Interlocked Variable Access
Here's one more low-level method for synchronizing threads—using the functions for interlocked access to variables. While programmers with multithread experience already know this, I need to warn you that Murphy's Law[2] seems to come into its own when you're using multiple threads in a program. One of the sometimes overlooked issues in a preemptive multitasking system is that a thread can be preempted in the middle of incrementing or checking a variable. For example, a simple code fragment such as
if (!i++) {
// Do something because i was 0.
} can cause a great deal of trouble. To understand why, let's look into how that statement might be compiled. The assembly code for that if statement might look something like this:
load reg1, [addr of i] ;Read variable
add reg2, reg1, 1 ;reg2 = reg1 + 1
store reg2, [addr of i] ;Save incremented var
bne reg1, zero, skipblk ;Branch reg1 != zero
There's no reason that the thread executing this section of code couldn't be preempted by another thread after the load instruction and before the store instruction. If this happened, two threads could enter the block of code when that isn't the way the code is supposed to work. Of course, I've already described a number of methods (such as critical sections and the like) that you can use to prevent such incidents from occurring. But for something like this, a critical section is overkill. What you need is something lighter.Windows CE supports the full set of interlocked functions from the Win32 API. The first three, InterlockedIncrement, InterlockedDecrement, and InterlockedExchange, allow a thread to increment, decrement, and in some cases optionally exchange a variable without your having to worry about the thread being preempted in the middle of the operation. The other functions allow variables to be added to and optionally exchanged. The functions are prototyped here:
LONG InterlockedIncrement(LPLONG lpAddend);
LONG InterlockedDecrement(LPLONG lpAddend);
LONG InterlockedExchange(LPLONG Target, LONG Value);
LONG InterlockedCompareExchange (LPLONG Destination, LONG Exchange,
LONG Comperand);
LONG InterlockedTestExchange (LPLONG Target, LONG OldValue, LONG NewValue);LONG
InterlockedExchangeAdd (LPLONG Addend, LONG Increment);
PVOID InterlockedCompareExchangePointer (PVOID* Destination, PVOID ExChange,
PVOID Comperand);
PVOID InterlockedExchangePointer (PVOID* Target, PVOID Value);
For the interlocked increment and decrement, the one parameter is a pointer to the variable to increment or decrement. The returned value is the new value of the variable after it has been incremented or decremented. The InterlockedExchange function takes a pointer to the target variable and the new value for the variable. It returns the previous value of the variable. Rewriting the previous code fragment so that it's thread safe produces this code:
if (!InterlockedIncrement(&i)) {
// Do something because i was 0.
}
The InterlockedCompareExchange and InterlockedTestExchange functions exchange a value with the target only if the target value is equal to the test parameter.
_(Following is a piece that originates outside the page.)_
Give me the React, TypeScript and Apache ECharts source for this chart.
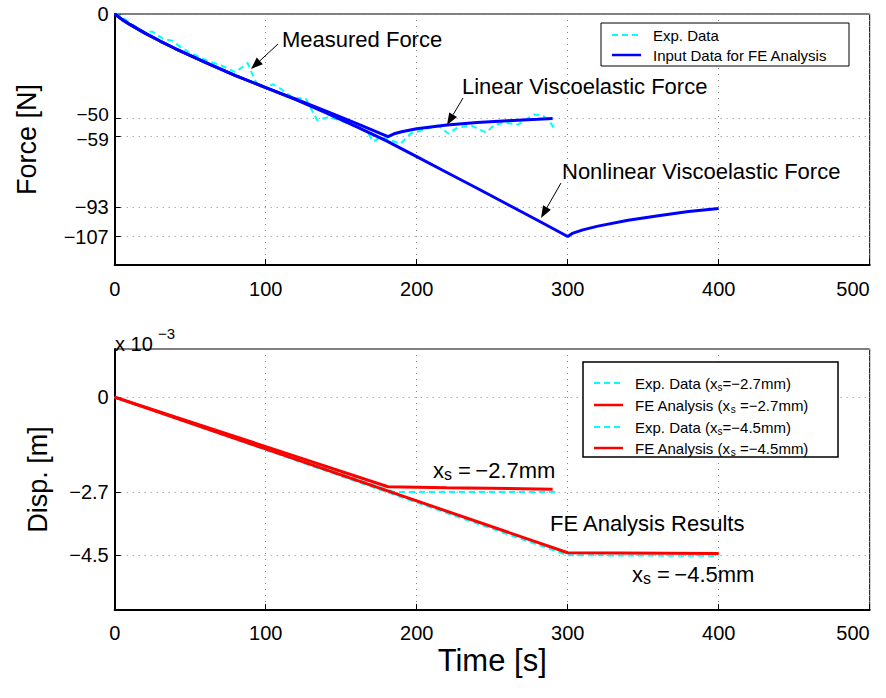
import React, { useEffect, useRef } from "react";
import * as echarts from "echarts";

// ---------- data ----------
const timeTicks = [0, 100, 200, 300, 400, 500];
const forceTicks = [0, -50, -59, -93, -107];
const dispTicks = [0, -2.7, -4.5]; // x 10^-3 m

// Top: experimental (measured) force [t, F]
const expForce: [number, number][] = [
  [0, 0], [4, -1], [11.7, -5.1], [19, -8.5], [25, -8.5], [32, -11.9], [38, -12.9],
  [43.5, -15.8], [50, -18.7], [57, -21], [63, -23], [70, -24.5], [80, -28], [88, -23.5],
  [92, -30.3], [95, -35], [100, -35.2], [105, -33.8], [110, -36], [118.5, -40.5],
  [126.4, -40.5], [134, -51], [141, -49.7], [147.6, -50.7], [158, -53.5], [167.5, -57],
  [171.5, -61.4], [176, -59], [182, -60.5], [189.3, -62.4], [196, -57.5], [214, -53.6],
  [221, -57.5], [227, -54.6], [236, -53.6], [246, -57], [251, -53.6], [257.6, -52.2],
  [267, -53.2], [277.5, -48.3], [283.5, -48.8], [287.5, -51.2], [292, -56],
];
// Top: input data, linear viscoelastic force
const linearForce: [number, number][] = [
  [0, 0], [5, -2.7], [10, -5], [20, -9.2], [30, -13], [40, -16.6], [60, -23.3],
  [80, -29.6], [100, -35.4], [120, -41], [140, -46.7], [160, -52.6], [181, -59],
  [185, -57.6], [190, -56.6], [200, -55.2], [220, -53.4], [240, -52.2], [260, -51.3],
  [280, -50.6], [290, -50.2],
];
// Top: input data, nonlinear viscoelastic force
const nonlinearForce: [number, number][] = [
  [0, 0], [5, -2.7], [10, -5], [20, -9.2], [30, -13], [40, -16.6], [60, -23.3],
  [80, -29.6], [100, -35.4], [120, -41.2], [140, -47.6], [160, -54.2], [180, -61],
  [200, -68.6], [220, -76.2], [240, -83.8], [260, -91.5], [280, -99.2], [300, -107],
  [303, -105.5], [310, -103.8], [320, -102], [340, -99.2], [360, -97], [380, -95], [400, -93.5],
];
// Bottom: displacement (x 10^-3 m)
const expDisp27: [number, number][] = [[0, 0], [185, -2.7], [292, -2.7]];
const feDisp27: [number, number][] = [[0, 0], [181, -2.55], [220, -2.58], [290, -2.62]];
const expDisp45: [number, number][] = [[0, 0], [300, -4.5], [400, -4.52]];
const feDisp45: [number, number][] = [[0, 0], [300, -4.43], [400, -4.45]];

// ---------- styles ----------
const FONT = "'Liberation Sans', Arial, Helvetica, sans-serif";
const BLUE = "#0000ff";
const CYAN = "#00ffff";
const RED = "#ff0000";
const GRID_LINE = { show: true, lineStyle: { color: "#8a8a8a", type: [1, 5] as any, width: 1 } };

const fmt = (v: number) => (v < 0 ? "\u2212" + String(Math.abs(v)) : String(v));

function arrow(x1: number, y1: number, x2: number, y2: number): any[] {
  const dx = x2 - x1, dy = y2 - y1;
  const len = Math.sqrt(dx * dx + dy * dy);
  const ux = dx / len, uy = dy / len;
  const hl = 12, hw = 4.5;
  const bx = x2 - ux * hl, by = y2 - uy * hl;
  return [
    { type: "line", shape: { x1, y1, x2: bx, y2: by }, style: { stroke: "#000", lineWidth: 1 }, z: 100 },
    {
      type: "polygon",
      shape: { points: [[x2, y2], [bx - uy * hw, by + ux * hw], [bx + uy * hw, by - ux * hw]] },
      style: { fill: "#000" },
      z: 100,
    },
  ];
}

function label(x: number, y: number, text: string, size = 22, rich?: any): any {
  return {
    type: "text",
    x,
    y,
    z: 100,
    style: { text, fontFamily: FONT, fontSize: size, fill: "#000", verticalAlign: "middle", align: "left", rich },
  };
}

const subRich = (main: number, sub: number, mainLH: number, subLH: number) => ({
  a: { fontFamily: FONT, fontSize: main, lineHeight: mainLH, fill: "#000" },
  b: { fontFamily: FONT, fontSize: sub, lineHeight: subLH, verticalAlign: "bottom", fill: "#000" },
});

function legendRow(x: number, y: number, color: string, dashed: boolean, text: string, rich?: any): any[] {
  return [
    {
      type: "line",
      z: 101,
      shape: { x1: x, y1: y, x2: x + 29, y2: y },
      style: { stroke: color, lineWidth: dashed ? 2 : 2.5, lineDash: dashed ? [6, 4] : null },
    },
    {
      type: "text",
      z: 101,
      x: x + 41,
      y,
      style: { text, fontFamily: FONT, fontSize: 15, fill: "#000", verticalAlign: "middle", rich },
    },
  ];
}

function axisCommon() {
  return {
    type: "value" as const,
    axisLine: { onZero: false, lineStyle: { color: "#000", width: 2 } },
    axisTick: { inside: true, length: 6, lineStyle: { color: "#000", width: 1 } },
    splitLine: GRID_LINE,
  };
}

export default function App() {
  const ref = useRef<HTMLDivElement>(null);
  useEffect(() => {
    if (!ref.current) return;
    const chart = echarts.init(ref.current, null, { renderer: "svg" });
    const legRich = subRich(15, 10, 18, 8);
    const annRich = subRich(22, 16, 24, 12);

    const xLabel = (margin: number) => ({
      color: "#000",
      fontSize: 20,
      fontFamily: FONT,
      margin,
      alignMaxLabel: "right",
      formatter: (v: number) => fmt(v),
      customValues: timeTicks,
    });
    // the two closely spaced force ticks (-50, -59) are nudged apart slightly
    const yLabel = (ticks: number[]) => ({
      color: "#000",
      fontSize: 20,
      fontFamily: FONT,
      margin: 6,
      formatter: (v: number) =>
        v === -50 ? "{u|" + fmt(v) + "}" : v === -59 ? "{d|" + fmt(v) + "}" : fmt(v),
      rich: {
        u: { fontSize: 19, lineHeight: 19, padding: [0, 0, 6, 0], fontFamily: FONT, color: "#000" },
        d: { fontSize: 19, lineHeight: 19, padding: [6, 0, 0, 0], fontFamily: FONT, color: "#000" },
      },
      customValues: ticks,
    });

    const option: any = {
      animation: false,
      backgroundColor: "#fff",
      textStyle: { fontFamily: FONT },
      grid: [
        { left: 114.7, top: 14, width: 755, height: 251, show: true, borderColor: "#000", borderWidth: 1, backgroundColor: "transparent" },
        { left: 114.7, top: 349, width: 755, height: 261, show: true, borderColor: "#000", borderWidth: 1, backgroundColor: "transparent" },
      ],
      xAxis: [
        { ...axisCommon(), gridIndex: 0, min: 0, max: 500, interval: 100, axisLabel: xLabel(14) },
        {
          ...axisCommon(),
          gridIndex: 1,
          min: 0,
          max: 500,
          interval: 100,
          axisLabel: xLabel(13),
          name: "Time [s]",
          nameLocation: "middle",
          nameGap: 35,
          nameTextStyle: { color: "#000", fontSize: 31, fontFamily: FONT },
        },
      ],
      yAxis: [
        {
          ...axisCommon(),
          gridIndex: 0,
          min: -120.7,
          max: 0,
          axisTick: { inside: true, length: 6, lineStyle: { color: "#000" }, customValues: forceTicks },
          axisLabel: yLabel(forceTicks),
          name: "Force [N]",
          nameLocation: "middle",
          nameGap: 74,
          nameTextStyle: { color: "#000", fontSize: 27, fontFamily: FONT },
        },
        {
          ...axisCommon(),
          gridIndex: 1,
          min: -6.06,
          max: 1.37,
          axisTick: { inside: true, length: 6, lineStyle: { color: "#000" }, customValues: dispTicks },
          axisLabel: yLabel(dispTicks),
          name: "Disp. [m]",
          nameLocation: "middle",
          nameGap: 63,
          nameTextStyle: { color: "#000", fontSize: 27, fontFamily: FONT },
        },
      ],
      series: [
        { name: "Exp. Data", type: "line", xAxisIndex: 0, yAxisIndex: 0, data: expForce, symbol: "none", lineStyle: { color: CYAN, width: 2, type: [6, 4] }, z: 3 },
        { name: "Linear", type: "line", xAxisIndex: 0, yAxisIndex: 0, data: linearForce, symbol: "none", lineStyle: { color: BLUE, width: 3 }, z: 4 },
        { name: "Nonlinear", type: "line", xAxisIndex: 0, yAxisIndex: 0, data: nonlinearForce, symbol: "none", lineStyle: { color: BLUE, width: 3 }, z: 4 },
        { name: "Exp 2.7", type: "line", xAxisIndex: 1, yAxisIndex: 1, data: expDisp27, symbol: "none", lineStyle: { color: CYAN, width: 2, type: [6, 4] }, z: 3 },
        { name: "FE 2.7", type: "line", xAxisIndex: 1, yAxisIndex: 1, data: feDisp27, symbol: "none", lineStyle: { color: RED, width: 3 }, z: 4 },
        { name: "Exp 4.5", type: "line", xAxisIndex: 1, yAxisIndex: 1, data: expDisp45, symbol: "none", lineStyle: { color: CYAN, width: 2, type: [6, 4] }, z: 3 },
        { name: "FE 4.5", type: "line", xAxisIndex: 1, yAxisIndex: 1, data: feDisp45, symbol: "none", lineStyle: { color: RED, width: 3 }, z: 4 },
      ],
      graphic: [
        // top legend
        { type: "rect", z: 100, shape: { x: 601, y: 23, width: 248, height: 43 }, style: { fill: "#fff", stroke: "#000", lineWidth: 1 } },
        ...legendRow(612, 35, CYAN, true, "Exp. Data"),
        ...legendRow(612, 55, BLUE, false, "Input Data for FE Analysis"),
        // bottom legend
        { type: "rect", z: 100, shape: { x: 583, y: 362, width: 255, height: 95 }, style: { fill: "#fff", stroke: "#000", lineWidth: 1.5 } },
        ...legendRow(594, 383, CYAN, true, "{a|Exp. Data (x}{b|s}{a|=\u22122.7mm)}", legRich),
        ...legendRow(594, 405, RED, false, "{a|FE Analysis (x}{b|s}{a| =\u22122.7mm)}", legRich),
        ...legendRow(594, 427, CYAN, true, "{a|Exp. Data (x}{b|s}{a|=\u22124.5mm)}", legRich),
        ...legendRow(594, 448, RED, false, "{a|FE Analysis (x}{b|s}{a| =\u22124.5mm)}", legRich),
        // top annotations
        label(282, 39, "Measured Force"),
        ...arrow(278, 44, 251, 69),
        label(462, 86, "Linear Viscoelastic Force"),
        ...arrow(463, 98, 447, 125),
        label(562, 171, "Nonlinear Viscoelastic Force"),
        ...arrow(561, 183, 541, 218),
        // bottom annotations
        label(433, 470, "{a|x}{b|s}{a| =\u2009\u22122.7mm}", 22, annRich),
        label(550, 523, "FE Analysis Results"),
        label(632, 574, "{a|x}{b|s}{a| =\u2009\u22124.5mm}", 22, annRich),
        // exponent
        label(115, 344, "x 10", 20),
        label(158, 333, "\u22123", 15),
      ],
    };
    chart.setOption(option);
    return () => chart.dispose();
  }, []);
  return <div ref={ref} style={{ position: "fixed", left: 0, top: 0, width: 886, height: 698, background: "#fff" }} />;
}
Otherwise, the original value is left unchanged. The only difference between the two functions is the order of the parameters.InterlockedExchangeAdd adds the second parameter to the LONG pointed to by the first parameter. The value returned by the function is the original value before the add operation. The final two functions, InterlockedCompareExchangePointer and InterlockedExchangePointer, are identical to the InterlockedCompareExchange and InterlockedExchange functions, but the parameters have been type cast to pointers instead of longs.[2] Murphy’s Law: Anything that can go wrong will go wrong. Murphy’s first corollary: When something goes wrong, it happens at the worst possible moment.